Я был против. Мы взяли к лавке, где он всех знал-де, любящий редкости. Шмыгов вырос в старинности, - чей бренд, всё-таки, не сравнится с квашнинским; Шмыговы, врал он, выбились через 'личное, сэр, дворянство при Павле Первом'; выпивши, он продлял себя до английского пэрства, - и в антикварных салонах редкости говорили с ним не о скрытом в них духе, но об эмоциях чаепития на фарфоре денди или красавицы, у какой 'бесподобная роковая судьба, сэр!'. (Следует с детства быть рядом с вещью, чтобы понять её. Живший в скудости, заменяемой новой массовой утварью и штампованной модою, я вещей не ценил и не знал их, как их знал Шмыгов. Бр'aтина говорила мне, а всё прочее - нет, молчало, в смысле про чувства: про теплокровность, страстность, семейственность... запах, локон, в конце концов, некой особи, жившей с вещью год'a).
– Посмотрим?
– Он задержался.
– Ты её видел.
– И я откинул с бр'aтины тряпки.
Он наклонился.
– Видел лет пять назад...
– Выпрямляясь, он снял очки.
– Годы Софьи-царевны?
– Тёмный, Василий. Был такой. Век пятнадцатый...
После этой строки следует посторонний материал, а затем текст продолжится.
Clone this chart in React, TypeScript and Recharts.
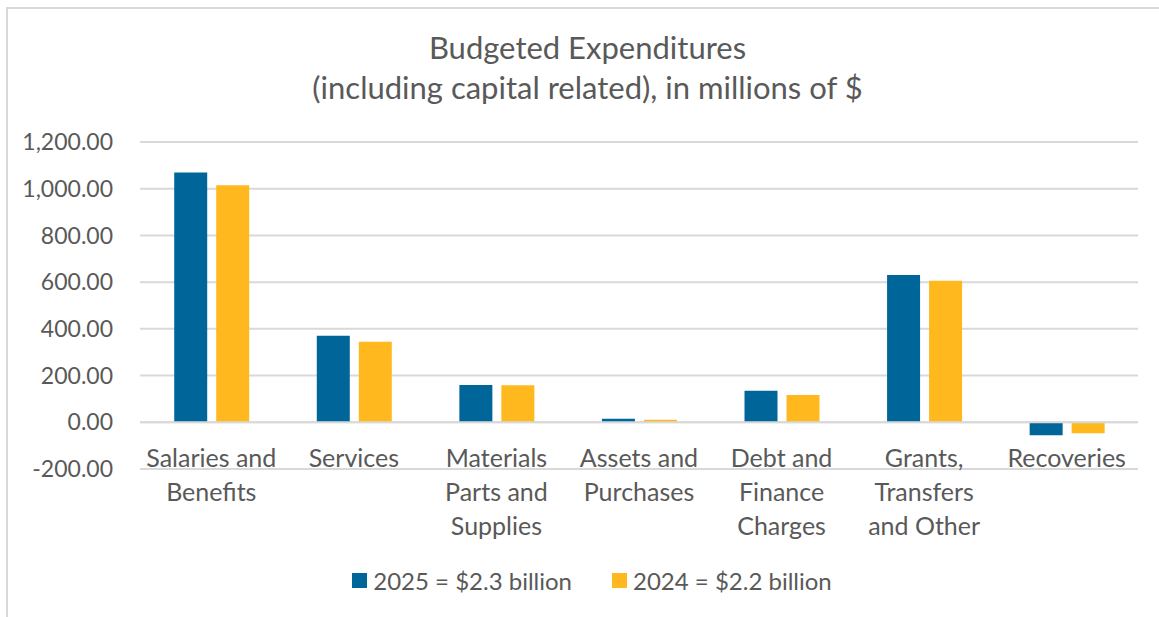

– Я взглянул вокруг. Сеть проулков и улочек почковалась от Сретенки и смыкалась фасадами под глобальным ремонтом. Целый квартал крыт сетками.
Шмыгов фыркал.
– Этак не может быть! Ты уж очень, сэр, в глубь сермяжную, иже с ним и в посконную... Шмыгов волка съел, и он знает, чт'o этим пиплам из креативного класса, кто здесь поселятся, нужно, кроме хай-тека: киски, венерки, мрамор и бронза, да чтоб без п'aтины, айвазовские и брюлловы в брэндовых рамках, люстры и ложки как бы из золота и тяжёлая, бла-ародная мебель: чиппендэйл, бидермейер, ар деку и барокко... Славная, впрочем, вижу, поделка. (Слышалось, что подделка). Крышки нет, но вдруг сим окрылит кого: дескать, сшиб вихрь истории... Резюмирую: если это, - он тронул сумку, - злато и с'eребро, двадцать тыщ своих долларов ты получишь.